"""

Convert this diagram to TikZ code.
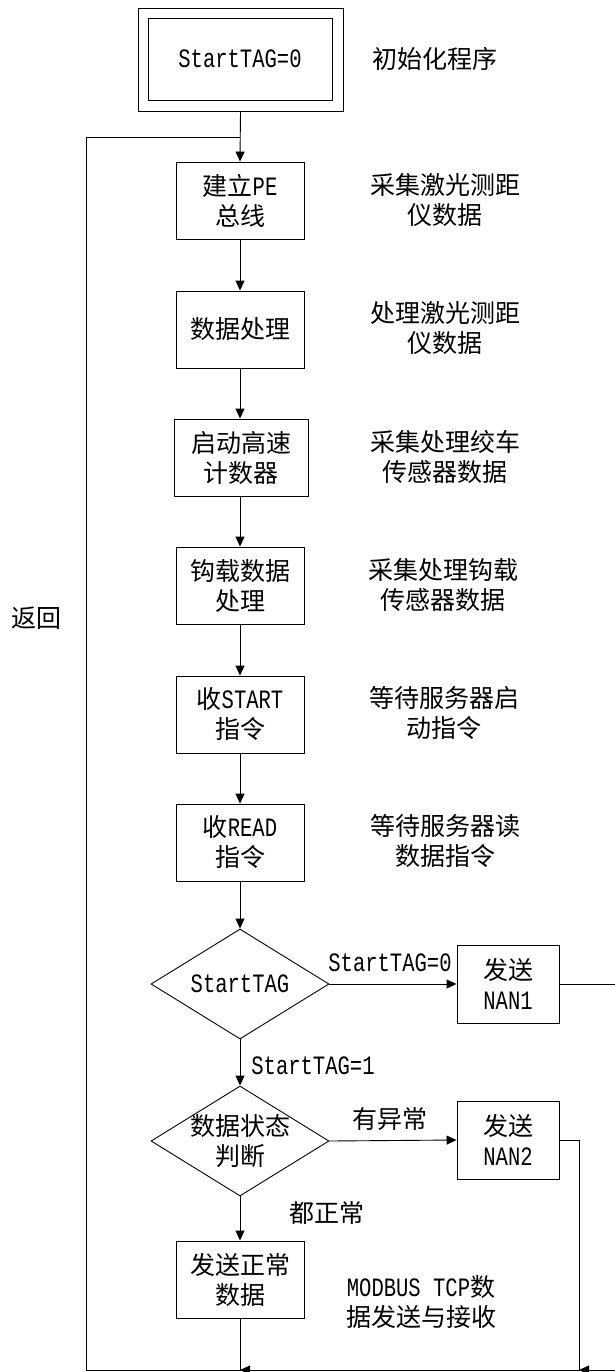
\documentclass[tikz,border=0pt]{standalone}
\usepackage{fontspec}
\setmainfont[FakeStretch=0.775,Scale=1.06]{Liberation Mono}
\newfontfamily\cjk{Noto Sans CJK SC}
\usetikzlibrary{arrows.meta,shapes.geometric}
\begin{document}
\begin{tikzpicture}[x=1pt,y=-1pt,
  every node/.style={font=\fontsize{25}{30}\selectfont, text=black},
  line/.style={draw=black, line width=0.9pt},
  arr/.style={line, -{Triangle[length=10pt,width=9pt]}},
  proc/.style={draw=black, line width=0.9pt, rectangle, inner sep=0pt,
               minimum width=128pt, minimum height=77pt, align=center},
  dia/.style={draw=black, line width=0.9pt, diamond, inner sep=0pt,
              minimum width=178pt, minimum height=110pt},
  note/.style={align=center, inner sep=0pt},
  lab/.style={inner sep=0pt}
]
\useasboundingbox (0,0) rectangle (614,1372);

% start block (double frame)
\node[proc, minimum width=205pt, minimum height=103pt] (startout) at (240.5,59.5) {};
\node[proc, minimum width=184pt, minimum height=82pt] (start) at (240,59) {StartTAG=0};
\node[note] (n0) at (434.5,59) {{\cjk 初始化程序}};

% process chain
\node[proc] (pe) at (240,200.5) {{\cjk 建立}PE\\{\cjk 总线}};
\node[note] (n1) at (445,200) {{\cjk 采集激光测距}\\{\cjk 仪数据}};

\node[proc] (dp) at (240,329.5) {{\cjk 数据处理}};
\node[note] (n2) at (445,328) {{\cjk 处理激光测距}\\{\cjk 仪数据}};

\node[proc, minimum width=134pt] (hs) at (241,457.5) {{\cjk 启动高速}\\{\cjk 计数器}};
\node[note] (n3) at (445,457) {{\cjk 采集处理绞车}\\{\cjk 传感器数据}};

\node[proc] (hook) at (240,585.5) {{\cjk 钩载数据}\\{\cjk 处理}};
\node[note] (n4) at (443,585) {{\cjk 采集处理钩载}\\{\cjk 传感器数据}};

\node[proc] (srt) at (240,714.5) {{\cjk 收}START\\{\cjk 指令}};
\node[note] (n5) at (444,713) {{\cjk 等待服务器启}\\{\cjk 动指令}};

\node[proc] (rd) at (240,842.5) {{\cjk 收}READ\\{\cjk 指令}};
\node[note] (n6) at (445,841) {{\cjk 等待服务器读}\\{\cjk 数据指令}};

% decisions
\node[dia] (d1) at (240,984) {};
\node[lab] (d1t) at (d1.center) {StartTAG};
\node[proc, minimum width=102pt, minimum height=78pt] (nan1) at (508,984) {{\cjk 发送}\\NAN1};

\node[dia] (d2) at (240,1141) {};
\node[note] (d2t) at (240,1141) {{\cjk 数据状态}\\{\cjk 判断}};
\node[proc, minimum width=102pt, minimum height=78pt] (nan2) at (508,1140) {{\cjk 发送}\\NAN2};

\node[proc] (normal) at (240,1279.5) {{\cjk 发送正常}\\{\cjk 数据}};
\node[note] (n7) at (421,1302) {MODBUS TCP{\cjk 数}\\{\cjk 据发送与接收}};

% edge labels
\node[lab] (l0) at (390,963) {StartTAG=0};
\node[lab] (l1) at (313,1066) {StartTAG=1};
\node[lab] (l2) at (390,1119) {{\cjk 有异常}};
\node[lab] (l3) at (327,1213) {{\cjk 都正常}};
\node[lab] (l4) at (36,618) {{\cjk 返回}};

% helper coordinates
\coordinate (jn) at (240,137);
\coordinate (tl) at (86,137);
\coordinate (bl) at (86,1370);
\coordinate (b1) at (240,1370);
\coordinate (b2) at (579,1370);
\coordinate (rb) at (620,1370);

% connectors
\draw[arr] (startout.south) -- (pe.north);
\draw[arr] (pe.south) -- (dp.north);
\draw[arr] (dp.south) -- (dp.south |- hs.north);
\draw[arr] (dp.south |- hs.south) -- (dp.south |- hook.north);
\draw[arr] (hook.south) -- (srt.north);
\draw[arr] (srt.south) -- (rd.north);
\draw[arr] (rd.south) -- (d1.north);
\draw[arr] (d1.east) -- (nan1.west);
\draw[arr] (d1.south) -- (d2.north);
\draw[arr] (d2.east) -- (nan2.west);
\draw[arr] (d2.south) -- (normal.north);

\draw[arr] (nan1.east) -| (rb) -- (b2);
\draw[arr] (nan2.east) -| (b2) -- (b1);
\draw[line] (normal.south) -- (b1) -- (bl) -- (tl) -- (jn);
\end{tikzpicture}
\end{document}
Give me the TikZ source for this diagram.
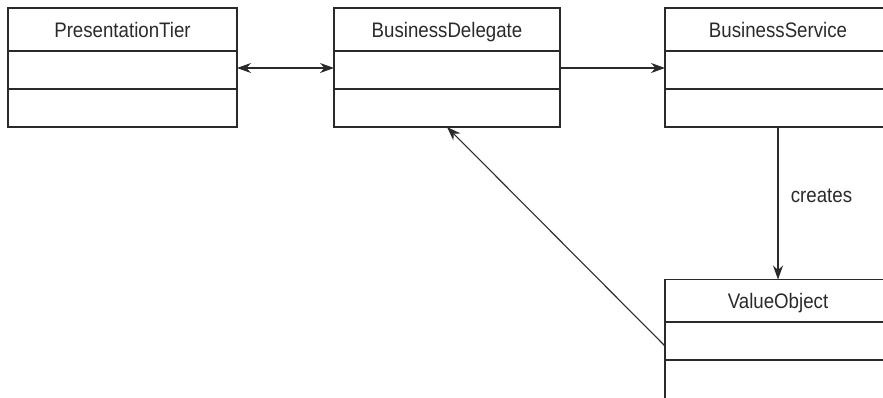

"""

Nothing but the pictures may be dropped; output the records above exactly.

Convert this diagram to TikZ code.
\documentclass[tikz,border=0pt]{standalone}
\usepackage{fontspec}
\setmainfont[FakeStretch=0.775,Scale=1.06]{Liberation Mono}
\newfontfamily\cjk{Noto Sans CJK SC}
\usetikzlibrary{arrows.meta,shapes.geometric}
\begin{document}
\begin{tikzpicture}[x=1pt,y=-1pt,
  every node/.style={font=\fontsize{25}{30}\selectfont, text=black},
  line/.style={draw=black, line width=0.9pt},
  arr/.style={line, -{Triangle[length=10pt,width=9pt]}},
  proc/.style={draw=black, line width=0.9pt, rectangle, inner sep=0pt,
               minimum width=128pt, minimum height=77pt, align=center},
  dia/.style={draw=black, line width=0.9pt, diamond, inner sep=0pt,
              minimum width=178pt, minimum height=110pt},
  note/.style={align=center, inner sep=0pt},
  lab/.style={inner sep=0pt}
]
\useasboundingbox (0,0) rectangle (614,1372);

% start block (double frame)
\node[proc, minimum width=205pt, minimum height=103pt] (startout) at (240.5,59.5) {};
\node[proc, minimum width=184pt, minimum height=82pt] (start) at (240,59) {StartTAG=0};
\node[note] (n0) at (434.5,59) {{\cjk 初始化程序}};

% process chain
\node[proc] (pe) at (240,200.5) {{\cjk 建立}PE\\{\cjk 总线}};
\node[note] (n1) at (445,200) {{\cjk 采集激光测距}\\{\cjk 仪数据}};

\node[proc] (dp) at (240,329.5) {{\cjk 数据处理}};
\node[note] (n2) at (445,328) {{\cjk 处理激光测距}\\{\cjk 仪数据}};

\node[proc, minimum width=134pt] (hs) at (241,457.5) {{\cjk 启动高速}\\{\cjk 计数器}};
\node[note] (n3) at (445,457) {{\cjk 采集处理绞车}\\{\cjk 传感器数据}};

\node[proc] (hook) at (240,585.5) {{\cjk 钩载数据}\\{\cjk 处理}};
\node[note] (n4) at (443,585) {{\cjk 采集处理钩载}\\{\cjk 传感器数据}};

\node[proc] (srt) at (240,714.5) {{\cjk 收}START\\{\cjk 指令}};
\node[note] (n5) at (444,713) {{\cjk 等待服务器启}\\{\cjk 动指令}};

\node[proc] (rd) at (240,842.5) {{\cjk 收}READ\\{\cjk 指令}};
\node[note] (n6) at (445,841) {{\cjk 等待服务器读}\\{\cjk 数据指令}};

% decisions
\node[dia] (d1) at (240,984) {};
\node[lab] (d1t) at (d1.center) {StartTAG};
\node[proc, minimum width=102pt, minimum height=78pt] (nan1) at (508,984) {{\cjk 发送}\\NAN1};

\node[dia] (d2) at (240,1141) {};
\node[note] (d2t) at (240,1141) {{\cjk 数据状态}\\{\cjk 判断}};
\node[proc, minimum width=102pt, minimum height=78pt] (nan2) at (508,1140) {{\cjk 发送}\\NAN2};

\node[proc] (normal) at (240,1279.5) {{\cjk 发送正常}\\{\cjk 数据}};
\node[note] (n7) at (421,1302) {MODBUS TCP{\cjk 数}\\{\cjk 据发送与接收}};

% edge labels
\node[lab] (l0) at (390,963) {StartTAG=0};
\node[lab] (l1) at (313,1066) {StartTAG=1};
\node[lab] (l2) at (390,1119) {{\cjk 有异常}};
\node[lab] (l3) at (327,1213) {{\cjk 都正常}};
\node[lab] (l4) at (36,618) {{\cjk 返回}};

% helper coordinates
\coordinate (jn) at (240,137);
\coordinate (tl) at (86,137);
\coordinate (bl) at (86,1370);
\coordinate (b1) at (240,1370);
\coordinate (b2) at (579,1370);
\coordinate (rb) at (620,1370);

% connectors
\draw[arr] (startout.south) -- (pe.north);
\draw[arr] (pe.south) -- (dp.north);
\draw[arr] (dp.south) -- (dp.south |- hs.north);
\draw[arr] (dp.south |- hs.south) -- (dp.south |- hook.north);
\draw[arr] (hook.south) -- (srt.north);
\draw[arr] (srt.south) -- (rd.north);
\draw[arr] (rd.south) -- (d1.north);
\draw[arr] (d1.east) -- (nan1.west);
\draw[arr] (d1.south) -- (d2.north);
\draw[arr] (d2.east) -- (nan2.west);
\draw[arr] (d2.south) -- (normal.north);

\draw[arr] (nan1.east) -| (rb) -- (b2);
\draw[arr] (nan2.east) -| (b2) -- (b1);
\draw[line] (normal.south) -- (b1) -- (bl) -- (tl) -- (jn);
\end{tikzpicture}
\end{document}
Give me the TikZ source for this diagram.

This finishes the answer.